DEAR ABBY: We have been friends with "The Bickersons" for quite some time. They never have a kind word to say to each other. Mr. B. now has a terminal illness, and you would think they'd be kinder to each other at a time like this. On the contrary, their fights are more groundless and vicious than ever. It is becoming increasingly difficult to be around them. This is when they need friends more than ever, but they're driving everyone away! What can we do? -- LOVE IS ALL WE NEED
DEAR LOVE: While you might imagine that when a spouse has a terminal illness it would bring the couple closer together, that is not always the case. Mr. B. may be frightened, angry, in pain and taking it out on his wife. Mrs. B. may be furious at her husband for being sick and dependent, and requiring her to have gone from being a wife to a caregiver. Also, they both may be settling old scores.

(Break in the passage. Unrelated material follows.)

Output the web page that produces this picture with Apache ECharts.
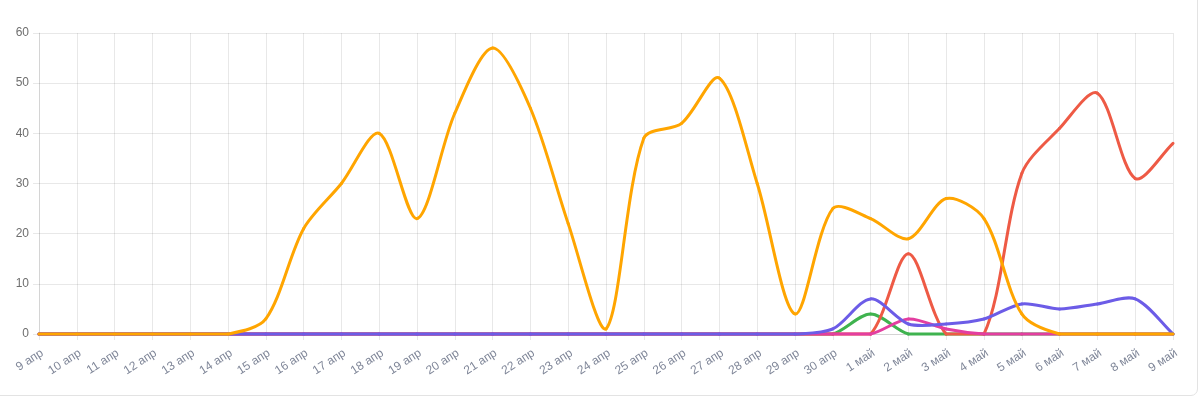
<!DOCTYPE html>
<html>
<head>
<meta charset="utf-8">
<script src="https://cdn.jsdelivr.net/npm/echarts@6/dist/echarts.min.js"></script>
<style>
html,body{margin:0;padding:0;background:#fff;overflow:hidden;}
#card{position:absolute;left:-20px;top:-20px;width:1218px;height:416px;border:1px solid #e3e3e3;border-radius:7px;box-sizing:border-box;}
#chart{position:absolute;left:0;top:0;width:1200px;height:397px;}
</style>
</head>
<body>
<div id="card"></div>
<div id="chart"></div>
<script>
const categories = ["9 апр","10 апр","11 апр","12 апр","13 апр","14 апр","15 апр","16 апр","17 апр","18 апр","19 апр","20 апр","21 апр","22 апр","23 апр","24 апр","25 апр","26 апр","27 апр","28 апр","29 апр","30 апр","1 май","2 май","3 май","4 май","5 май","6 май","7 май","8 май","9 май"];
const orangeValues = [0,0,0,0,0,0,3,21,30,40,23,44,57,45,22,1,39,42,51,30,4,25,23,19,27,23,4,0,0,0,0];
const redValues    = [0,0,0,0,0,0,0,0,0,0,0,0,0,0,0,0,0,0,0,0,0,0,0,16,0,0,32,41,48,31,38];
const greenValues  = [0,0,0,0,0,0,0,0,0,0,0,0,0,0,0,0,0,0,0,0,0,0,4,0,0,0,0,0,0,0,0];
const purpleValues = [0,0,0,0,0,0,0,0,0,0,0,0,0,0,0,0,0,0,0,0,0,1,7,2,2,3,6,5,6,7,0];
const pinkValues   = [0,0,0,0,0,0,0,0,0,0,0,0,0,0,0,0,0,0,0,0,0,0,0,3,1,0,0,0,0,0,0];
const yTicks = {min:0, max:60, interval:10};

const gridColor = 'rgba(0,0,0,0.09)';
const TENSION = 0.3;

// Spline segments (tension curve), positioned through ECharts' own axes via api.coord
function splineSeries(name, values, color){
  return {
    name, type:'custom', coordinateSystem:'cartesian2d',
    data: values.map((v,k)=>[k, v]),
    encode:{x:0, y:1},
    clip:false,
    renderItem: function(params, api){
      const i = params.dataIndex;
      const n = values.length;
      if (i >= n-1) return null;
      const cs = params.coordSys;
      const top = cs.y, bottom = cs.y + cs.height, left = cs.x, right = cs.x + cs.width;
      const pts = values.map((v,k)=>api.coord([k, v]));
      function ctrl(k){
        const prev = pts[Math.max(k-1,0)], cur = pts[k], next = pts[Math.min(k+1,n-1)];
        const d01 = Math.hypot(cur[0]-prev[0], cur[1]-prev[1]);
        const d12 = Math.hypot(next[0]-cur[0], next[1]-cur[1]);
        let s01 = d01/(d01+d12), s12 = d12/(d01+d12);
        if (!isFinite(s01)) s01 = 0; if (!isFinite(s12)) s12 = 0;
        const fa = TENSION*s01, fb = TENSION*s12;
        const cap = (x,y)=>[Math.min(Math.max(x,left),right), Math.min(Math.max(y,top),bottom)];
        return {
          prev: cap(cur[0]-fa*(next[0]-prev[0]), cur[1]-fa*(next[1]-prev[1])),
          next: cap(cur[0]+fb*(next[0]-prev[0]), cur[1]+fb*(next[1]-prev[1]))
        };
      }
      const c0 = ctrl(i), c1 = ctrl(i+1);
      return {
        type:'bezierCurve',
        shape:{x1:pts[i][0], y1:pts[i][1], x2:pts[i+1][0], y2:pts[i+1][1],
               cpx1:c0.next[0], cpy1:c0.next[1], cpx2:c1.prev[0], cpy2:c1.prev[1]},
        style:{stroke:color, lineWidth:3, fill:null, lineCap:'round', lineJoin:'round'}
      };
    }
  };
}

const chart = echarts.init(document.getElementById('chart'), null, {renderer:'canvas'});
chart.setOption({
  animation:false,
  grid:{left:39, right:27, top:33, bottom:63, containLabel:false},
  xAxis:{type:'category', data:categories, boundaryGap:false,
    axisLine:{show:true, lineStyle:{color:gridColor}},
    axisTick:{show:true, length:6, lineStyle:{color:gridColor}},
    splitLine:{show:true, lineStyle:{color:gridColor}},
    axisLabel:{interval:0, rotate:33, color:'#7f8698', fontSize:12, fontFamily:'Liberation Sans, Arial, sans-serif', margin:13, verticalAlign:'top'}
  },
  yAxis:{type:'value', min:yTicks.min, max:yTicks.max, interval:yTicks.interval,
    axisLine:{show:true, lineStyle:{color:gridColor}},
    axisTick:{show:true, length:6, lineStyle:{color:gridColor}},
    splitLine:{show:true, lineStyle:{color:gridColor}},
    axisLabel:{color:'#6e6e6e', fontSize:12, fontFamily:'Liberation Sans, Arial, sans-serif', margin:10}
  },
  series:[
    splineSeries('green', greenValues, '#3fb34f'),
    splineSeries('red', redValues, '#ee5a45'),
    splineSeries('pink', pinkValues, '#e33ea0'),
    splineSeries('purple', purpleValues, '#6c5ce7'),
    splineSeries('orange', orangeValues, '#ffa500')
  ]
});
</script>
</body>
</html>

Because it's painful to watch what's going on but you want to be supportive, consider socializing with them separately. They may appreciate the time they get to spend away from each other.
DEAR ABBY: When does dieting become rude? I have always enjoyed inviting friends and family over for dinner. But lately it seems everyone is on some kind of diet and "can't eat that."
I fix healthy meals -- free of fats, sugars and salt. If someone has a dietary restriction or wants to pass on dessert, I am fine with that, of course. I don't like it, though, when my carefully prepared meals turn into leftovers or get thrown away off someone's plate.
Why would anyone accept a dinner invitation and then turn into a picky guest? Would eating an average serving of a good meal once a week blow someone's diet? -- LOST THE JOY OF COOKING
DEAR LOST THE JOY: I'll answer your questions in reverse order. Eating an "average serving of a good meal" once a week could blow someone's diet, depending on the kind of diet the person is on. And the reason someone who is on a severely restricted diet would accept a dinner invitation on a weekly basis might be because he or she wants to see you, wants to see some of the other guests or doesn't want to be left out. But for a conclusive answer, you need to query the dieter.
DEAR ABBY: My mother and I are very close, and I love her very much, but I have a problem. Mom goes on every single field trip with my class. There have even been times when she was the only parent in attendance. The teachers are grateful for her, but it's becoming embarrassing. I'm a freshman in a private high school, and I want to start doing things more independently. What's the best way to tell Mom before my next trip that I prefer she not go without hurting her feelings? -- I'M A BIG GIRL NOW
DEAR BIG GIRL: Talk to your mother at a time when you are both calm. She needs to understand that her hovering is making you self-conscious when you need some independence. However, keep in mind that she may be the only parent who is volunteering and has the time to assist in the field trips -- which is why the teachers are grateful. What I'm trying to convey is how important it is for you and your mother to communicate honestly with each other.